Long before biopics inspired by sportspersons dotted Bollywood, there came a movie on Indian women’s hockey in 2007. Chak De! India was seen as an inspiration, and the title song gained a cult following that is present even today, blaring all over when the Indian national team plays, regardless of the sport.
Sadly, the movie did not seem to impact the sport upon which it was based, as the Indian hockey team failed to make the cut for the Beijing Olympics, held a year after the movie’s release, in 2008. It was the nadir for Indian representation in the sport, for a country that boasted of an octet of medals in the discipline in the quadrennial tournament.
Post the debacle of the Beijing Games, sporadic success did come India’s way in what was once its national game. None of these successes translated to much in the bigger tournaments, including the 2012 London Olympics, for which the team qualified, before finishing last among all other participants.
A re-emerging force
Eight years on, 2016 is seeing the Indian hockey contingent’s re-emergence as a qualitative unit and not merely as a has-been. It has been a slow process, but a decided one at that, giving tangibility to Hockey India's efforts in trying to reclaim lost ground within the sport. A major contributor to this success is that there is no intermittence to the team’s good showings, but a continuity that has it backing itself. Just as much after losses, as much following wins.
An example of this positive trajectory can be made of its exploits at the Rio Olympics, when the men’s team reached the quarter-finals for the first time in 36 years, losing to eventual silver medallists Belgium 3-1, despite having a 1-0 lead initially. Before its defeat to Belgium, the Indian team, placed in Group B put up a commendable performance, notching wins against Ireland and Argentina – the team, which went on to win the gold medal – and losing narrowly to Germany and Netherlands. Needing to win against Canada in last group match, the 2-2 draw cost the Indians a chance to get to the pre-penultimate round as the third placed team above Argentina.
How Oltmans has helped
The team’s focus did not turn inward, dwelling on the circumstantial possibilities of what its match against Canada offered, but moved toward other fixtures. One of which was the Asian Champions Trophy that it regained after five years, defeating Pakistan in the final, last Sunday.
The players have received hearty welcomes and much as they deserve it, head coach Roelant Oltmans deserves more than his share, having helped the team take its current shape. Not just at the ACT or the Rio Games, but as an overall steadying and calming influence, giving the players room to bring out their best. The Indian captain PR Sreejesh noted as much, when he pointed out, “The biggest quality about Roelant is his understanding. He understands the players really well and tries to get the best out of them. In the last few years, he has developed a core group of players. His faith and determination in the players is paying off.”
Prior to Oltmans, the Indian team’s tryst with foreign coaches ended shortly and acrimoniously, with a divide coming up between the administrators and coaches. The unsettling atmosphere seemingly made its way onto the team’s performance, turning it into a vicious cycle.

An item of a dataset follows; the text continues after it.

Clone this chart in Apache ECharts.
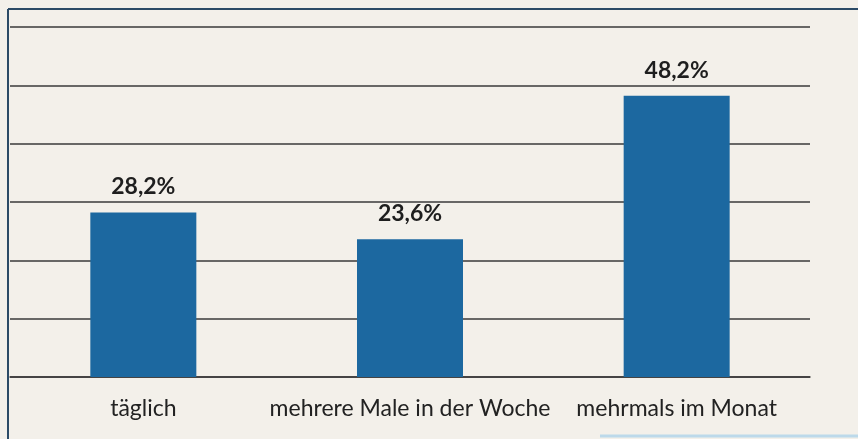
<!DOCTYPE html>
<html>
<head>
<meta charset="utf-8">
<script src="https://cdn.jsdelivr.net/npm/echarts@6/dist/echarts.min.js"></script>
<style>
  html, body { margin: 0; padding: 0; background: #f3f0ea; }
  #chart { width: 858px; height: 439px; }
</style>
</head>
<body>
<div id="chart"></div>
<script>
// Häufigkeit der Nutzung (Anteile in Prozent)
const categories = ['täglich', 'mehrere Male in der Woche', 'mehrmals im Monat'];
const shares = [28.2, 23.6, 48.2];
const axisMax = 60;
const axisStep = 10;

const chart = echarts.init(document.getElementById('chart'), null, { renderer: 'canvas' });
const fontFamily = 'Lato, "Open Sans", sans-serif';

chart.setOption({
  backgroundColor: '#f3f0ea',
  animation: false,
  grid: { left: 10, right: 48, top: 27, bottom: 62, containLabel: false },
  xAxis: {
    type: 'category',
    data: categories,
    axisLine: { show: true, lineStyle: { color: '#3a3a3a', width: 1.5 } },
    axisTick: { show: false },
    axisLabel: {
      margin: 20,
      color: '#222',
      fontSize: 23,
      fontFamily: fontFamily,
      interval: 0
    }
  },
  yAxis: {
    type: 'value',
    min: 0,
    max: axisMax,
    interval: axisStep,
    axisLine: { show: false },
    axisTick: { show: false },
    axisLabel: { show: false },
    splitLine: { show: true, lineStyle: { color: '#3a3a3a', width: 1.5 } }
  },
  series: [{
    type: 'bar',
    data: shares,
    barWidth: 106,
    itemStyle: { color: '#1c68a0' },
    label: {
      show: true,
      position: 'top',
      distance: 14,
      color: '#1e1e1e',
      fontSize: 23,
      fontWeight: 'bold',
      fontFamily: fontFamily,
      formatter: p => p.value.toFixed(1).replace('.', ',') + '%'
    }
  }],
  graphic: [
    { type: 'line', shape: { x1: 8, y1: 9, x2: 858, y2: 9 }, style: { stroke: '#2b4a66', lineWidth: 2 } },
    { type: 'line', shape: { x1: 8, y1: 9, x2: 8, y2: 439 }, style: { stroke: '#2b4a66', lineWidth: 2 } },
    { type: 'line', shape: { x1: 600, y1: 436, x2: 858, y2: 436 }, style: { stroke: '#bcd9ea', lineWidth: 3 } }
  ]
});
</script>
</body>
</html>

Oltmans’s appointment as the coach came as a last-ditch effort to change the team’s fortunes, last year and what had been a short-term engagement until the 2016 Olympics has now been deservingly extended for four more years, until the 2020 Tokyo Games.
Making peace with the past
The team will undoubtedly benefit from Oltmans overseeing their furtherance. Beyond the realm of coaching, it has also been of equal significance for the team’s prospects that Indian hockey has made its peace with its past.
The legacy of being former eight-time Olympians may have made for fond nostalgia, but it was not so for each new generation of hockey players, for whom it was the pre-set standard they were expected to live up to. And each time the team failed, it looked to tar the players. Much as it seemed to blight history.
It has not been the case, this time. For once, while the country’s prolific history in hockey was mentioned, it did not become a source of comparison. In that, the current hockey team has been most successful. It has forged its own identity, even as it has kept itself away from what has long been a rhetorical narration of Indian hockey’s past exploits.